- Work instructions
An exact copy of all the data is required, with pictures left out.

- Collected material
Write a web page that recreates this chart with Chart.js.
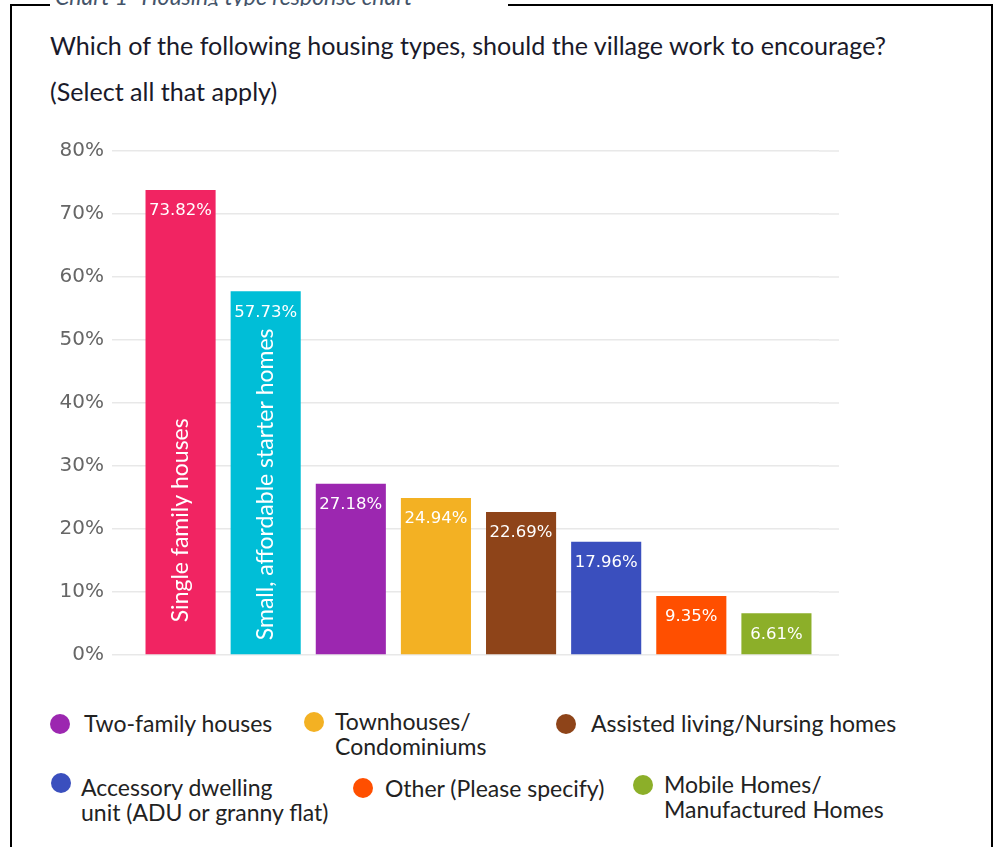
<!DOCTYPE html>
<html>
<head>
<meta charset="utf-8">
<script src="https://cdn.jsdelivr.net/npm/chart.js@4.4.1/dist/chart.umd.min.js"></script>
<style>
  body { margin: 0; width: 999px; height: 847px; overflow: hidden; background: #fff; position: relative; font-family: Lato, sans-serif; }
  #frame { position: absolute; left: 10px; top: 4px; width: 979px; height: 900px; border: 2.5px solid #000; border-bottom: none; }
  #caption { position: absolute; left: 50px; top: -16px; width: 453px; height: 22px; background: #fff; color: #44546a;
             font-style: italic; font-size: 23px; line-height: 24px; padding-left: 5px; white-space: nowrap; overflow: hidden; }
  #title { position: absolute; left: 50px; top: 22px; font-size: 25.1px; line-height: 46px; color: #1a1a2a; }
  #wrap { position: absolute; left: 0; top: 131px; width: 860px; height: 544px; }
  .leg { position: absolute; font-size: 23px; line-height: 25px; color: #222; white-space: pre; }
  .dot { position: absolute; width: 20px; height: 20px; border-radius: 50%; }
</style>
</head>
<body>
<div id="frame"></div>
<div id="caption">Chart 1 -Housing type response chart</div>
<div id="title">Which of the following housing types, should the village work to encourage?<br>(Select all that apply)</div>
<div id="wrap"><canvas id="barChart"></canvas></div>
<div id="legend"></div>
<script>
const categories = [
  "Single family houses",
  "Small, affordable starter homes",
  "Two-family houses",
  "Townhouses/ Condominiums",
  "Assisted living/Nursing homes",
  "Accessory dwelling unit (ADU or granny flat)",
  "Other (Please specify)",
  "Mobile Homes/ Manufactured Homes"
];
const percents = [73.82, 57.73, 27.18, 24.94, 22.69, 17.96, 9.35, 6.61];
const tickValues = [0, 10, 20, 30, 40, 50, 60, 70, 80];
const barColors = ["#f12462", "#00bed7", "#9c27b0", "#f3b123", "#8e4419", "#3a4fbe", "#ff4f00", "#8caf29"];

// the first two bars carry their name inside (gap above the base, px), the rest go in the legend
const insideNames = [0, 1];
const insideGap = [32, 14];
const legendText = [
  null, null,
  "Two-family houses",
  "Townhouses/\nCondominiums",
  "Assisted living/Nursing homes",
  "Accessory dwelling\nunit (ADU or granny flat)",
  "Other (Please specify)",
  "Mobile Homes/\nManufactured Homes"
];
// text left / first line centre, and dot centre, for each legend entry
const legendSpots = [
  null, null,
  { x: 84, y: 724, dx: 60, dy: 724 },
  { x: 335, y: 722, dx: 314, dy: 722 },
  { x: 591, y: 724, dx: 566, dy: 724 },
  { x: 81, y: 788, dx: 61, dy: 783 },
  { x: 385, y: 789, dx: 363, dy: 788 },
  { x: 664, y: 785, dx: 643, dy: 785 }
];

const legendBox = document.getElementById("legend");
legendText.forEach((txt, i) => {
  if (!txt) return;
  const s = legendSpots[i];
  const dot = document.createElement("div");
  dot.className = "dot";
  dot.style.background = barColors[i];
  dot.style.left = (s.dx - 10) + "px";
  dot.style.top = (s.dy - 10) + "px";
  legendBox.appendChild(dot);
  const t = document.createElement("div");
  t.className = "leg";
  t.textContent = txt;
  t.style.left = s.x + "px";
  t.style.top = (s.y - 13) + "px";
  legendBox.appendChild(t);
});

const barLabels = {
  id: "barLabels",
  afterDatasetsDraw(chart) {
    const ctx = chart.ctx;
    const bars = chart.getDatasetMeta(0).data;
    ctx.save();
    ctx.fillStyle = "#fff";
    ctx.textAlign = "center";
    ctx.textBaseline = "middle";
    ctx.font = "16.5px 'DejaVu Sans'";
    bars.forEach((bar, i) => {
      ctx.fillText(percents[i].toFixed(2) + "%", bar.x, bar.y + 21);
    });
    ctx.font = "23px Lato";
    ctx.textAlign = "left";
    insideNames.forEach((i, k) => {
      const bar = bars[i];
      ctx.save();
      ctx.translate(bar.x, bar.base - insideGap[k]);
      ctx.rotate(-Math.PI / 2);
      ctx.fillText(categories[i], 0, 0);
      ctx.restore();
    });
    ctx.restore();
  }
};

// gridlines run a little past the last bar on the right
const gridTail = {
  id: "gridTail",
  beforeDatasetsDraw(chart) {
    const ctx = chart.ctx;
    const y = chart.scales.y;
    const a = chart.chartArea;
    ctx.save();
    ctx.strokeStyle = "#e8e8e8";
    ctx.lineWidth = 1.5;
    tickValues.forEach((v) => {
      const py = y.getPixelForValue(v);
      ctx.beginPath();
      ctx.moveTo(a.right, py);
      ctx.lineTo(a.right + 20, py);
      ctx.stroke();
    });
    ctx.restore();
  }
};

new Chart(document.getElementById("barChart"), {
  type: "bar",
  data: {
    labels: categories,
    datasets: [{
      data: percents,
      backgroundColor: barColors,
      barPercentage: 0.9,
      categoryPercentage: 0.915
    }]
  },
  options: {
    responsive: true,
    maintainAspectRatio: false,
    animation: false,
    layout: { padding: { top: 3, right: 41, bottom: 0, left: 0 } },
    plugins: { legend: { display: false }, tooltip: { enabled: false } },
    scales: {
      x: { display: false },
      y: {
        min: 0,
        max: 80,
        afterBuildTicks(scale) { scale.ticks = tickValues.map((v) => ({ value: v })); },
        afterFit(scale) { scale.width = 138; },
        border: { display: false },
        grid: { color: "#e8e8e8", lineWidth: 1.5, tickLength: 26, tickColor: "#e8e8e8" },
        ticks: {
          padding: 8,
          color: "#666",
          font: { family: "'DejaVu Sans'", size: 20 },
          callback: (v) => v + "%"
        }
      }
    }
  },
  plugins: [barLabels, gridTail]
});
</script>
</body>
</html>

- Output of the exercise
Write a web page that recreates this chart with Chart.js.
<!DOCTYPE html>
<html>
<head>
<meta charset="utf-8">
<script src="https://cdn.jsdelivr.net/npm/chart.js@4.4.1/dist/chart.umd.min.js"></script>
<style>
  body { margin: 0; width: 999px; height: 847px; overflow: hidden; background: #fff; position: relative; font-family: Lato, sans-serif; }
  #frame { position: absolute; left: 10px; top: 4px; width: 979px; height: 900px; border: 2.5px solid #000; border-bottom: none; }
  #caption { position: absolute; left: 50px; top: -16px; width: 453px; height: 22px; background: #fff; color: #44546a;
             font-style: italic; font-size: 23px; line-height: 24px; padding-left: 5px; white-space: nowrap; overflow: hidden; }
  #title { position: absolute; left: 50px; top: 22px; font-size: 25.1px; line-height: 46px; color: #1a1a2a; }
  #wrap { position: absolute; left: 0; top: 131px; width: 860px; height: 544px; }
  .leg { position: absolute; font-size: 23px; line-height: 25px; color: #222; white-space: pre; }
  .dot { position: absolute; width: 20px; height: 20px; border-radius: 50%; }
</style>
</head>
<body>
<div id="frame"></div>
<div id="caption">Chart 1 -Housing type response chart</div>
<div id="title">Which of the following housing types, should the village work to encourage?<br>(Select all that apply)</div>
<div id="wrap"><canvas id="barChart"></canvas></div>
<div id="legend"></div>
<script>
const categories = [
  "Single family houses",
  "Small, affordable starter homes",
  "Two-family houses",
  "Townhouses/ Condominiums",
  "Assisted living/Nursing homes",
  "Accessory dwelling unit (ADU or granny flat)",
  "Other (Please specify)",
  "Mobile Homes/ Manufactured Homes"
];
const percents = [73.82, 57.73, 27.18, 24.94, 22.69, 17.96, 9.35, 6.61];
const tickValues = [0, 10, 20, 30, 40, 50, 60, 70, 80];
const barColors = ["#f12462", "#00bed7", "#9c27b0", "#f3b123", "#8e4419", "#3a4fbe", "#ff4f00", "#8caf29"];

// the first two bars carry their name inside (gap above the base, px), the rest go in the legend
const insideNames = [0, 1];
const insideGap = [32, 14];
const legendText = [
  null, null,
  "Two-family houses",
  "Townhouses/\nCondominiums",
  "Assisted living/Nursing homes",
  "Accessory dwelling\nunit (ADU or granny flat)",
  "Other (Please specify)",
  "Mobile Homes/\nManufactured Homes"
];
// text left / first line centre, and dot centre, for each legend entry
const legendSpots = [
  null, null,
  { x: 84, y: 724, dx: 60, dy: 724 },
  { x: 335, y: 722, dx: 314, dy: 722 },
  { x: 591, y: 724, dx: 566, dy: 724 },
  { x: 81, y: 788, dx: 61, dy: 783 },
  { x: 385, y: 789, dx: 363, dy: 788 },
  { x: 664, y: 785, dx: 643, dy: 785 }
];

const legendBox = document.getElementById("legend");
legendText.forEach((txt, i) => {
  if (!txt) return;
  const s = legendSpots[i];
  const dot = document.createElement("div");
  dot.className = "dot";
  dot.style.background = barColors[i];
  dot.style.left = (s.dx - 10) + "px";
  dot.style.top = (s.dy - 10) + "px";
  legendBox.appendChild(dot);
  const t = document.createElement("div");
  t.className = "leg";
  t.textContent = txt;
  t.style.left = s.x + "px";
  t.style.top = (s.y - 13) + "px";
  legendBox.appendChild(t);
});

const barLabels = {
  id: "barLabels",
  afterDatasetsDraw(chart) {
    const ctx = chart.ctx;
    const bars = chart.getDatasetMeta(0).data;
    ctx.save();
    ctx.fillStyle = "#fff";
    ctx.textAlign = "center";
    ctx.textBaseline = "middle";
    ctx.font = "16.5px 'DejaVu Sans'";
    bars.forEach((bar, i) => {
      ctx.fillText(percents[i].toFixed(2) + "%", bar.x, bar.y + 21);
    });
    ctx.font = "23px Lato";
    ctx.textAlign = "left";
    insideNames.forEach((i, k) => {
      const bar = bars[i];
      ctx.save();
      ctx.translate(bar.x, bar.base - insideGap[k]);
      ctx.rotate(-Math.PI / 2);
      ctx.fillText(categories[i], 0, 0);
      ctx.restore();
    });
    ctx.restore();
  }
};

// gridlines run a little past the last bar on the right
const gridTail = {
  id: "gridTail",
  beforeDatasetsDraw(chart) {
    const ctx = chart.ctx;
    const y = chart.scales.y;
    const a = chart.chartArea;
    ctx.save();
    ctx.strokeStyle = "#e8e8e8";
    ctx.lineWidth = 1.5;
    tickValues.forEach((v) => {
      const py = y.getPixelForValue(v);
      ctx.beginPath();
      ctx.moveTo(a.right, py);
      ctx.lineTo(a.right + 20, py);
      ctx.stroke();
    });
    ctx.restore();
  }
};

new Chart(document.getElementById("barChart"), {
  type: "bar",
  data: {
    labels: categories,
    datasets: [{
      data: percents,
      backgroundColor: barColors,
      barPercentage: 0.9,
      categoryPercentage: 0.915
    }]
  },
  options: {
    responsive: true,
    maintainAspectRatio: false,
    animation: false,
    layout: { padding: { top: 3, right: 41, bottom: 0, left: 0 } },
    plugins: { legend: { display: false }, tooltip: { enabled: false } },
    scales: {
      x: { display: false },
      y: {
        min: 0,
        max: 80,
        afterBuildTicks(scale) { scale.ticks = tickValues.map((v) => ({ value: v })); },
        afterFit(scale) { scale.width = 138; },
        border: { display: false },
        grid: { color: "#e8e8e8", lineWidth: 1.5, tickLength: 26, tickColor: "#e8e8e8" },
        ticks: {
          padding: 8,
          color: "#666",
          font: { family: "'DejaVu Sans'", size: 20 },
          callback: (v) => v + "%"
        }
      }
    }
  },
  plugins: [barLabels, gridTail]
});
</script>
</body>
</html>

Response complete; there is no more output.